Wukong gives Yasuo a more flexible synergy than Malphite because his control can create an extended zone of chaos rather than a single frontal impact. This helps Yasuo enter as the second wave, especially around dragons or in corridors where enemies have less room to spread. The value is not only triggering Last Breath: it is keeping targets in an area where Yasuo can chain Qs, dashes, and crit damage. The coordination still requires not entering too early, otherwise Yasuo absorbs focus before Wukong has truly disrupted the fight.

Common mistakes

Common mistakes

  • Picking Yasuo without checking whether the team has at least one real knock-up source or a clear plan to help him enter.
  • Engaging too far away from Yasuo: even the best knock-up is useless if he is not in range to use Last Breath.
  • Forcing every fight as soon as Malphite, Wukong, Rakan, or Diana has a cooldown ready without checking Yasuo’s crit items.
  • Forgetting the phase after the ultimate: Yasuo needs to survive immediate focus to turn the combo into an objective, not only an isolated kill.

Coach notes

  • With Yasuo, a good synergy is not just a flashy combo. It is a way to reduce uncertainty: who engages, when Yasuo follows, and how the team protects the exit.
  • The best Yasuo in draft is not the one who needs four allies built around him. It is the one who recognizes when one good knock-up source is enough to make his fights much cleaner.

Synergy reading

What these duos unlock

Yasuo performs best when allies extend the first window of control or damage. The strongest pairings on this page, such as Malphite, Wukong, Rakan, create cleaner fights and more reliable tempo swings.

Profile to look for

Yasuo has a bruiser profile, so allies with Engage, CC Chain are usually the best fit. You often get the most value from partners played in Top, Jungle.

When synergy matters most

These pairings matter most around first engage timing, objective setup, and follow-up on crowd control. The page is not just naming allies: it highlights combinations that reduce execution risk for Yasuo.

FAQ

Which allies work best with Yasuo?

The best allies are those who give him a reliable opening or extend his survival after entry. In the existing data, Malphite and Wukong are the most direct examples because they provide knock-ups that Last Breath can use. Rakan and Diana also create fast entries or target clustering that Yasuo can convert. Lulu works differently: she does not always create the ultimate angle, but she can help Yasuo survive after committing.

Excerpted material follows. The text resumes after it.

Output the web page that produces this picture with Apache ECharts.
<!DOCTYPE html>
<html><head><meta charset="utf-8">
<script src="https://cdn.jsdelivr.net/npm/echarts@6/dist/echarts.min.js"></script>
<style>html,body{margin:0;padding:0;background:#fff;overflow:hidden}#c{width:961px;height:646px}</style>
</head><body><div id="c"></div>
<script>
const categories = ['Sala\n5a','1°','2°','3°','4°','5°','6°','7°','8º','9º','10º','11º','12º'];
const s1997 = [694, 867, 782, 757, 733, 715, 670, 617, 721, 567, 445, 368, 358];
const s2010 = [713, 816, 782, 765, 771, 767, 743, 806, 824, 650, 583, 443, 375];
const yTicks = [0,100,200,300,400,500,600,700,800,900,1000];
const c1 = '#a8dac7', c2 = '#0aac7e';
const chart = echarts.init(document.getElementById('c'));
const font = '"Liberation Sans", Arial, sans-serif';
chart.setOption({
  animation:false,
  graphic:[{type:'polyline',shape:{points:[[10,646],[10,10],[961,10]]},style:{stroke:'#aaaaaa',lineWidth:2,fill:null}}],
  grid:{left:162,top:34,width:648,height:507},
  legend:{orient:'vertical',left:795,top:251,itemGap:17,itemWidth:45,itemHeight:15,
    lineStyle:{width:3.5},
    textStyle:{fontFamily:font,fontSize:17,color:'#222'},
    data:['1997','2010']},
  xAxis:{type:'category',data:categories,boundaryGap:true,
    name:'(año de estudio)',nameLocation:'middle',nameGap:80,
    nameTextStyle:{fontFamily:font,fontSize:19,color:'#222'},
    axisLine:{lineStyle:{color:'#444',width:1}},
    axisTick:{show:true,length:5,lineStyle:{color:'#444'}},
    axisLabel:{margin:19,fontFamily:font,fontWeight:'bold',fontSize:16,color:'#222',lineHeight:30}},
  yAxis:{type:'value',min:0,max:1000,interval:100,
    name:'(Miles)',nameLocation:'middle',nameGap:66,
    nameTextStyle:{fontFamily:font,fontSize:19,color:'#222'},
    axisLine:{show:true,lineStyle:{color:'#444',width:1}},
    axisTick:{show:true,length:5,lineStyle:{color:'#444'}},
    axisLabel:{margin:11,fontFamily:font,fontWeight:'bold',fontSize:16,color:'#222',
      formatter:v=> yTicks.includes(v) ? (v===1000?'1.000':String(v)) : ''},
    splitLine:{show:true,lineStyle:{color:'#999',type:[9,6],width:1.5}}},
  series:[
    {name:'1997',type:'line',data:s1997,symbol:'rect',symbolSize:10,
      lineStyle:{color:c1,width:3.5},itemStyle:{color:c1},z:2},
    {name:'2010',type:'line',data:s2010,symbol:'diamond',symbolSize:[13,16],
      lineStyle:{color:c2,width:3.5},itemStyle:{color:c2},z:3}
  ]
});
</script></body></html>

The right choice therefore depends on what the draft lacks: entry, grouping, or protection.

Does Yasuo need an allied knock-up to be useful?

He does not absolutely need one, but his reliability increases massively with an allied knock-up. Without setup, Yasuo must create his own window with Q3, which requires a wave, time, and good space reading. With an ally like Malphite, Wukong, Rakan, or Diana, he can enter on an already confirmed control and keep his own tools to secure the rest of the fight. In solo queue, this difference is huge: it turns Yasuo from a heavily execution-dependent pick into a much more stable threat.

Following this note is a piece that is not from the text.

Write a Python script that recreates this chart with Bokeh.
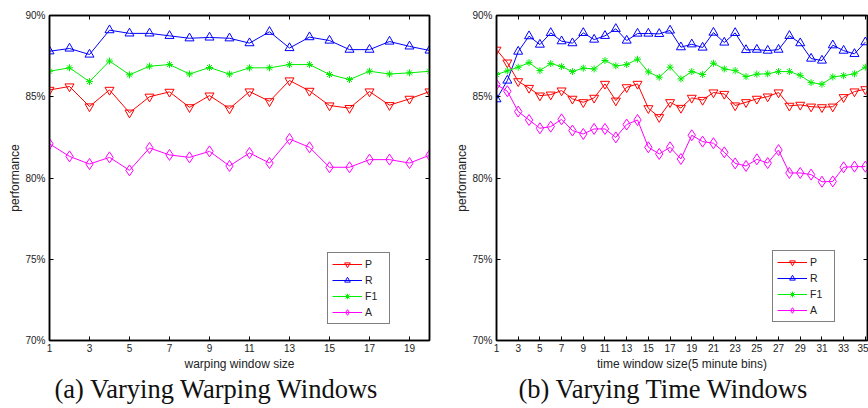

How should fights be played with a Malphite or Wukong synergy?

Yasuo should not be the first champion visible too far forward. He should position within follow-up range, keep Q3 if possible, then use Last Breath as soon as the knock-up hits an important target or multiple enemies. After the ultimate, the key decision is whether to chase or reposition. If Wind Wall is still available, it can block the enemy response and allow Yasuo to apply crit damage. If wall or passive shield are missing, it is sometimes better to exit instead of turning a good combo into a useless death.

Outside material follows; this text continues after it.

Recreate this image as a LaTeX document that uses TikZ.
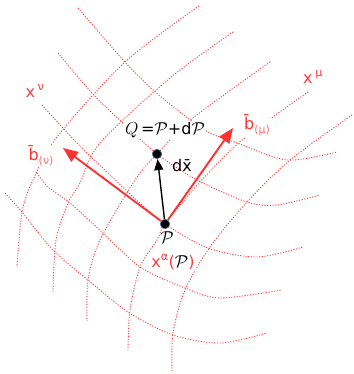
\documentclass[tikz,border=0pt]{standalone}
\usepackage{fontspec}
\setmainfont{DejaVu Sans}
\usetikzlibrary{arrows.meta}

\definecolor{gridred}{RGB}{255,60,60}
\definecolor{vecred}{RGB}{255,50,50}
\definecolor{lightred}{RGB}{255,110,110}
\definecolor{dotrim}{RGB}{70,110,160}

\begin{document}
\begin{tikzpicture}[x=1pt, y=-1pt, font=\fontsize{16}{18}\selectfont,
  gridline/.style={gridred, line width=0.9pt, dash pattern=on 1.1pt off 1.6pt},
  vec/.style={vecred, line width=1.9pt, -{Triangle[length=15pt,width=12pt]}},
  dotnode/.style={circle, fill=black, draw=dotrim, line width=0.7pt,
    inner sep=0pt, minimum size=9.5pt},
  lbl/.style={fill=white, inner sep=1pt}]
  \def\subfont{\fontsize{11}{11}\selectfont}
  \useasboundingbox (0,0) rectangle (353,374);

  % ----- $x^\mu$ coordinate lines -----
  \draw[gridline] plot[smooth] coordinates {(199,6) (125,62) (57,137) (33,180) (22,212) (17,267)};
  \draw[gridline] plot[smooth] coordinates {(233,32) (170,78) (100,143) (80,183) (68,203) (56,240) (53,292)};
  \draw[gridline] plot[smooth] coordinates {(270,62) (193,118) (157,154) (135,180) (100,240) (88,280) (87,323)};
  \draw[gridline] plot[smooth] coordinates {(308,92) (242,140) (200,182) (165,224) (157,240) (140,267) (130,310) (128,350)};
  \draw[gridline] plot[smooth] coordinates {(352,115) (290,160) (247,202) (210,247) (185,290) (173,333) (172,373)};

  % ----- $x^\nu$ coordinate lines -----
  \draw[gridline] plot[smooth] coordinates {(78,8) (125,62) (153,90) (180,112) (208,132) (237,143) (287,160) (337,152)};
  \draw[gridline] plot[smooth] coordinates {(58,53) (92,93) (125,125) (157,154) (197,180) (247,202) (277,205) (320,195)};
  \draw[gridline] plot[smooth] coordinates {(42,105) (77,143) (110,175) (140,203) (165,224) (208,248) (257,257) (303,247)};
  \draw[gridline] plot[smooth] coordinates {(37,173) (48,187) (70,203) (103,233) (140,267) (185,288) (220,298) (282,290)};
  \draw[gridline] plot[smooth] coordinates {(5,193) (22,212) (53,250) (88,280) (128,312) (173,335) (220,343) (267,333)};

  % ----- labels -----
  \node[text=gridred] (xnu) at (35,91) {x\,\textsuperscript{ν}};
  \node[text=gridred] (xmu) at (313,77) {x\,\textsuperscript{μ}};
  \node[lbl, text=vecred] (bnulbl) at (41,156) {\=b\textcolor{lightred}{\subfont\raisebox{-4pt}{(ν)}}};
  \node[lbl, text=vecred] (bmulbl) at (257,125) {\=b\textcolor{lightred}{\subfont\raisebox{-4pt}{(μ)}}};
  \node[lbl] (qlbl) at (165,130) {$Q$\,=$\mathcal{P}$+d$\mathcal{P}$};
  \node (dxlbl) at (182,166) {d\=x};
  \node (plbl) at (167,238) {$\mathcal{P}$};
  \node[lbl, text=gridred] (xalbl) at (173,262) {x\textsuperscript{α}(\textcolor{black}{$\mathcal{P}$})};

  % ----- points and vectors -----
  \node[dotnode] (P) at (165,224) {};
  \node[dotnode] (Q) at (157,154) {};
  \coordinate (bnu) at (63,148);
  \coordinate (bmu) at (233,128);
  \draw[vec] (P) -- (bnu);
  \draw[vec] (P) -- (bmu);
  \draw[line width=1.4pt, -{Triangle[length=11pt,width=9pt]}] (P) -- (Q);
\end{tikzpicture}
\end{document}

Is Lulu a real synergy with Yasuo?

Yes, but not for the same reason as a knock-up champion. Lulu mainly helps Yasuo after his entry, when he has to stay in melee range and survive immediate focus. This synergy is interesting if the team already has some form of engage or if Yasuo can create his own windows with Q3. It becomes weaker if the composition has no way to start fights, because Lulu does not solve the main problem: how Yasuo reaches an important target without spending all his defensive tools.